Her eylemi olay olan iki sevgili, aşklarını kimseye kulak asmadan özgür ve dolu dizgin yaşıyordu. 1961’de iki sevgili Cezayir’in özgürlük savaşına destekleyerek, Fransa’yı suçlayınca, binlerce Fransız askeri Champs Elysee’de yürüyerek “Sartre’a ölüm” diye bağırdı. Aynı günlerde ünlü yazarın evi iki kez bombalandı. İki sevgilinin Mao, Castro, Guevara, Khrushchev ve Tito’yla el sıkışırken görüldükleri fotoğraflar büyük tepki yaratıyordu. Sartre, 1964 yılında Nobel Edebiyat Ödülü’nü kazandı. Ancak ödülü reddetti. “Benim gibi yaşlı bir devrimciye böyle bir ödül vermek, kapitalizmin öç alma girişiminden başka bir şey değildir” diyordu. 1970’de iki sevgili Mao’cu bir yayın olan “La Cause du Peuple”ü dağıtma suçundan tutuklandı.
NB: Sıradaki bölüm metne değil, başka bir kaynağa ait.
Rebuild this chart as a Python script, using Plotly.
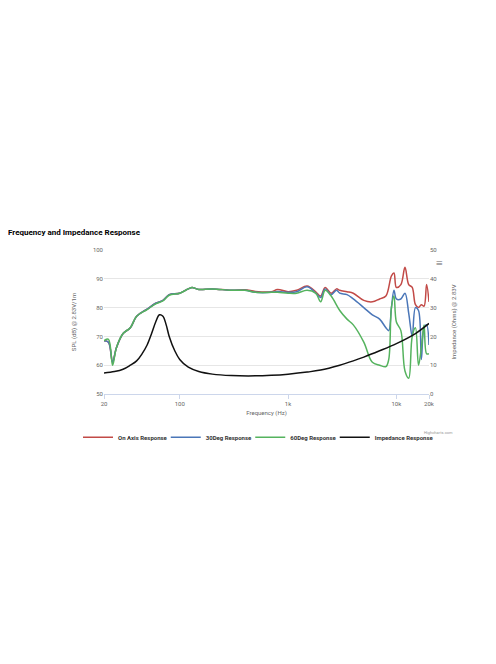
import plotly.graph_objects as go

freq_on = [20, 22, 24, 26, 30, 35, 40, 50, 60, 70, 80, 100, 120, 130, 150, 200, 300, 400, 500, 700, 800,
           1000, 1200, 1500, 1800, 2000, 2200, 2500, 2800, 3000, 3500, 4000, 5000, 6000, 7000, 8000,
           9000, 9500, 10000, 11000, 12000, 13000, 14000, 15000, 16000, 17000, 18000, 19000, 20000]
spl_on = [68.5, 68, 61, 66, 71, 73, 77, 79.5, 81.5, 82.5, 84.5, 85, 86.5, 87, 86.3, 86.5, 86, 86.2, 85.6, 85.5, 86.3,
          85.5, 86, 87.5, 85.5, 84, 87, 85, 86.5, 86, 85.5, 85, 82.5, 82, 83, 84,
          91, 92, 87, 88, 94, 88, 87, 81, 80, 81, 80.5, 88, 82]

freq_30 = [20, 22, 24, 26, 30, 35, 40, 50, 60, 70, 80, 100, 120, 130, 150, 200, 300, 400, 500, 700, 800,
           1000, 1200, 1500, 1800, 2000, 2200, 2500, 2800, 3000, 3500, 4000, 5000, 6000, 7000, 8000,
           8500, 9000, 9500, 10000, 11000, 12000, 13000, 14000, 15000, 16000, 17000, 18000, 19000, 20000]
spl_30 = [68.5, 68, 61, 66, 71, 73, 77, 79.5, 81.5, 82.5, 84.5, 85, 86.5, 87, 86.3, 86.5, 86, 86, 85.3, 85.3, 85.6,
          85.3, 85.5, 87.2, 85, 83.5, 86.5, 84.5, 86, 85, 84.5, 83, 80, 77.5, 76, 73,
          72, 80, 86, 83, 83, 85, 78, 70, 80, 79, 62, 73, 74, 67]

freq_60 = [20, 22, 24, 26, 30, 35, 40, 50, 60, 70, 80, 100, 120, 130, 150, 200, 300, 400, 500, 700, 800,
           1000, 1200, 1500, 1800, 2000, 2200, 2500, 3000, 3500, 4000, 5000, 6000, 7000, 8000,
           8500, 9000, 9500, 10000, 11000, 12000, 13000, 14000, 15000, 16000, 17000, 18000, 19000, 20000]
spl_60 = [68.5, 69, 60, 66, 71, 73, 77, 79.3, 81.3, 82.3, 84.3, 85, 86.5, 87, 86.3, 86.5, 86, 86, 85.3, 85.3, 85.3,
          85, 85, 86, 85, 82, 86, 84, 79, 76, 74, 68, 61, 60, 59.5,
          62, 80, 84, 75, 72, 58, 55.5, 70, 73, 60, 66, 74, 64, 64]

freq_imp = [20, 25, 30, 35, 40, 45, 50, 55, 60, 65, 70, 75, 80, 90, 100, 120, 150, 200, 300, 500,
            700, 1000, 1500, 2000, 3000, 4000, 5000, 7000, 10000, 15000, 20000]
imp = [7.3, 7.8, 8.6, 10, 11.5, 14, 17, 21, 25, 27.5, 27, 24, 20, 15, 12, 9.3, 7.8, 6.9, 6.4, 6.3,
       6.5, 6.9, 7.6, 8.3, 10, 11.5, 12.8, 15, 17.5, 21, 24.5]

fig = go.Figure()
series = [("On Axis Response", freq_on, spl_on, "#c24a47", "y", "legend"),
          ("30Deg Response", freq_30, spl_30, "#4a76b8", "y", "legend2"),
          ("60Deg Response", freq_60, spl_60, "#55b35e", "y", "legend3"),
          ("Impedance Response", freq_imp, imp, "#111111", "y2", "legend4")]
for name, x, y, c, ax, lg in series:
    fig.add_trace(go.Scatter(x=x, y=y, name=name, mode="lines", yaxis=ax, legend=lg, showlegend=True,
                             line=dict(color=c, width=1.5, shape="spline")))

tickfont = dict(size=6, color="#666666")
legfont = dict(size=6, color="#333333", weight="bold")
leg = lambda xpos: dict(orientation="h", x=xpos, xanchor="left", y=-0.2, yanchor="top",
                        itemwidth=30, font=legfont, bgcolor="rgba(0,0,0,0)")
fig.update_layout(
    width=496, height=664, paper_bgcolor="white", plot_bgcolor="white",
    showlegend=True,
    margin=dict(l=96, r=75, t=242, b=278),
    font=dict(family="Roboto", size=6, color="#333333"),
    xaxis=dict(type="log", range=[1.30103, 4.30103], tickvals=[20, 100, 1000, 10000, 20000],
               ticktext=["20", "100", "1k", "10k", "20k"], tickfont=tickfont,
               showgrid=False, showline=True, linecolor="#ccd6eb", ticks="outside",
               tickcolor="#ccd6eb", ticklen=4,
               title=dict(text="Frequency (Hz)", font=dict(size=6, color="#666666"), standoff=4)),
    yaxis=dict(range=[50, 100], dtick=10, tickfont=tickfont, gridcolor="#e6e6e6", zeroline=False,
               title=dict(text="SPL (dB) @ 2.83V/1m", font=dict(size=6, color="#666666"))),
    yaxis2=dict(range=[0, 50], dtick=10, overlaying="y", side="right", tickfont=tickfont,
                showgrid=False, zeroline=False,
                title=dict(text="Impedance (Ohms) @ 2.83V", font=dict(size=6, color="#666666"))),
    legend=leg(-0.08), legend2=leg(0.19), legend3=leg(0.45), legend4=leg(0.71),
    title=dict(text="<b>Frequency and Impedance Response</b>", xref="container", x=0.0, xanchor="left",
               y=1 - 224 / 664, yanchor="middle", font=dict(size=8, color="#000000")),
)
fig.add_annotation(text="≡", xref="paper", yref="paper", x=1.05, y=0.97, showarrow=False,
                   font=dict(size=12, color="#666666"))
fig.add_annotation(text="Highcharts.com", xref="paper", yref="paper", x=1.08, y=-0.3, showarrow=False,
                   xanchor="right", font=dict(size=4, color="#999999"))
fig.write_html("out.html")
Sartre, Beauvoir’ın tüm karşı çıkışlarına rağmen her gün daha fazla alkol tüketiyordu. Gözleri iyi görmüyordu. 1980’de sağlığı giderek kötüleşen Sartre, hastanede komada yatarken, biricik aşkı Simone de Beauvoir, başucunda oturup saatlerce onu seyrediyordu.
Beauvoir, Veda Töreni adlı kitabında Sevgilisi’nin ölüm anını şöyle anlatıyor; “Bir ara, beni Sartre’la yalnız bırakmalarını söyledim ve çarşafın altına uzanmak istedim. Bir hemşire beni durdurdu: ‘Hayır. Dikkat edin… Kangren’ İşte o zaman onun kara kabuklarının gerçek türünü anladım. Çarşafın üzerine yattım ve biraz uyudum. Saat beşte hemşireler geldiler. Sartre’ın cesedinin üzerine bir çarşaf ve bir çeşit kılıf örtüp onu götürdüler.”
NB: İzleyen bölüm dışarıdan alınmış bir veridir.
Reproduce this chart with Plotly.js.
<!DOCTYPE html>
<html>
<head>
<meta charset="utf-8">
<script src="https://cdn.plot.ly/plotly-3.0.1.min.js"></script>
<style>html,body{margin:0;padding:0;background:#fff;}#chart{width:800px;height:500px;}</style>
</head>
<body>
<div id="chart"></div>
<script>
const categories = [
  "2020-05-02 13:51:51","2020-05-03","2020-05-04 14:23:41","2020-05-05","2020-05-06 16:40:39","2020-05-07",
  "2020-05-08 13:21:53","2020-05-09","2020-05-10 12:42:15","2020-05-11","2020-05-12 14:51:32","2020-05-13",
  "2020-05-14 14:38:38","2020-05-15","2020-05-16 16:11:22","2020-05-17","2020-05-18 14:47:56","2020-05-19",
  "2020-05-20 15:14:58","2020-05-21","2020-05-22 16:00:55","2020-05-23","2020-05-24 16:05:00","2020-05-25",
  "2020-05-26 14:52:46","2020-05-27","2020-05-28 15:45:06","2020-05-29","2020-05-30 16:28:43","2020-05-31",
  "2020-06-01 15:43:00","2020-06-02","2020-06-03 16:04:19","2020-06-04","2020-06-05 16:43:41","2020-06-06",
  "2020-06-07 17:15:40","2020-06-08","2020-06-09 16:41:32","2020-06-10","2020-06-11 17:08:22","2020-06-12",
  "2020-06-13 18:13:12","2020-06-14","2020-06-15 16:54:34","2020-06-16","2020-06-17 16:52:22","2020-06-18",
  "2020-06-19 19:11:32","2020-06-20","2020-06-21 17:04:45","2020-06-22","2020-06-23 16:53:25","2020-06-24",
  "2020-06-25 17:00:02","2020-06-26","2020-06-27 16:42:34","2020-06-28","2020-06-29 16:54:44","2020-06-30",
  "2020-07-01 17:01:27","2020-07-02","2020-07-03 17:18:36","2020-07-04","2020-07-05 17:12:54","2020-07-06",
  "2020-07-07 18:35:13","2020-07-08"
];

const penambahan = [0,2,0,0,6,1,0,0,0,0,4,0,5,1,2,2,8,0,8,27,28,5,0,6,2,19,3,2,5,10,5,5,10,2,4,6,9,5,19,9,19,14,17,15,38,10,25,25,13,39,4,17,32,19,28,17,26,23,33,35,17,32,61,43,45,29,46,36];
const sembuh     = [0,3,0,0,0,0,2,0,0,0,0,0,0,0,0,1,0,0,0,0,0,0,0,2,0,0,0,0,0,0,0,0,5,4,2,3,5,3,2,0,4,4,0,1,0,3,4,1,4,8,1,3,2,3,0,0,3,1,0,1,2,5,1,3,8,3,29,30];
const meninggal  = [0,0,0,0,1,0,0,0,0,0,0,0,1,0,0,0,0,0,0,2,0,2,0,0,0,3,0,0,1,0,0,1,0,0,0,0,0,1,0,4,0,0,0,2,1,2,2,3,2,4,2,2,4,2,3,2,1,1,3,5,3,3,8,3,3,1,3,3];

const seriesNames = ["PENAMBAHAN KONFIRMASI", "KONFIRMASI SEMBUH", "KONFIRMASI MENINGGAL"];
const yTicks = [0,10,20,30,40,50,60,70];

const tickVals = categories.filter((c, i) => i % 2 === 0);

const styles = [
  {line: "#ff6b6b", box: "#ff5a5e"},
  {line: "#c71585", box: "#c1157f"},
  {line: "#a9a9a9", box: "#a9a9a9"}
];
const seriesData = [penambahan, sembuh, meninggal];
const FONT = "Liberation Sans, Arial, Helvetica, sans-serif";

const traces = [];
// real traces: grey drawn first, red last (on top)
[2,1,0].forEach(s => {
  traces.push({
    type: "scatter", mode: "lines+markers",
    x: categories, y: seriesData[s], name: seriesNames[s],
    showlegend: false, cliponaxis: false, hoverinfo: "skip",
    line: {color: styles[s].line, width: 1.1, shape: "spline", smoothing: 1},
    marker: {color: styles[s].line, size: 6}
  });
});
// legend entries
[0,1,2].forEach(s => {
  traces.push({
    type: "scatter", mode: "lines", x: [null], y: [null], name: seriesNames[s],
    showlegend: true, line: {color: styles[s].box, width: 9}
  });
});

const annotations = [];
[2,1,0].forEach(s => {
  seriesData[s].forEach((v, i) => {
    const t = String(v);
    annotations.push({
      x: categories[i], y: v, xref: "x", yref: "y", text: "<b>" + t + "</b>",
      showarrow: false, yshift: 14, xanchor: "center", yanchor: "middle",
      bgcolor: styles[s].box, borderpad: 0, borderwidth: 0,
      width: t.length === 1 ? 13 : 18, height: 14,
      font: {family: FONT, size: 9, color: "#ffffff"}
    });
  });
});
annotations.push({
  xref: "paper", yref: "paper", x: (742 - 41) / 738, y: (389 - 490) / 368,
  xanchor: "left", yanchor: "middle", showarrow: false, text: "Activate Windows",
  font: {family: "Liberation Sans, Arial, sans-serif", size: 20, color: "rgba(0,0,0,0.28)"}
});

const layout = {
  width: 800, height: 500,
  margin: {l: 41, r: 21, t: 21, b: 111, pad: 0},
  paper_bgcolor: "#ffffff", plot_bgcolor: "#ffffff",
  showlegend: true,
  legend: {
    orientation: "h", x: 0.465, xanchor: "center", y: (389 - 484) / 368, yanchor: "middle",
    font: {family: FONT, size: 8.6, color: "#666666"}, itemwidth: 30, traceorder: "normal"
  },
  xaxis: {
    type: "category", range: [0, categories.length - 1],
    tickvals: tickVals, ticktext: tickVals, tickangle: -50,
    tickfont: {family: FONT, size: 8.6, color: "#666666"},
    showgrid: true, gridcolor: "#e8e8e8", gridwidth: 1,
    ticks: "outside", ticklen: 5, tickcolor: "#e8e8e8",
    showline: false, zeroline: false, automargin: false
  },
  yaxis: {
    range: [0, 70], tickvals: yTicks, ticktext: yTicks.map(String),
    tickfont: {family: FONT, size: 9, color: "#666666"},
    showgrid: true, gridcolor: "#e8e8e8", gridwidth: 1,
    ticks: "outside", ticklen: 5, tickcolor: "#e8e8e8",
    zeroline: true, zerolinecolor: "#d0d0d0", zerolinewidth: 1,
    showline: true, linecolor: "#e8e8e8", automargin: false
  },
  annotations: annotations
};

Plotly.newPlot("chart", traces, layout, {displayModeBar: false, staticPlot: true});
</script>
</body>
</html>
Sartre tören istememesine karşın, cenazesine 50 bin kişi katılmıştı. Sartre öldükten kısa süre sonra Beauvoir da zatürre oldu. Ömrünün kalan yıllarını Sartre’ın mezarına bakan evinde geçirdi. 1981’de Sartre’ın acı dolu son yıllarını anlattığı Veda Töreni’ni yazdı.
Simone de Beauvoir, 1986 yılının Nisan ayında 78 yaşında öldü. Vasiyeti üzerine külleri sevgilisinin küllerinin yanına, aynı mezara kondu.
Ne tuhaf. Kimine göre “Ahlaksız”, kimine göre “Özgür” bir ilişkiydi onlarınki. Mezar taşında isimleri alt alta yazılı. Yaşamları boyunca hiç aynı evi paylaşmayan iki sevgili, bugün Paris’de Cimetière du Montparnasse Mezarlığı’nda ziyaretçileri selamlıyor.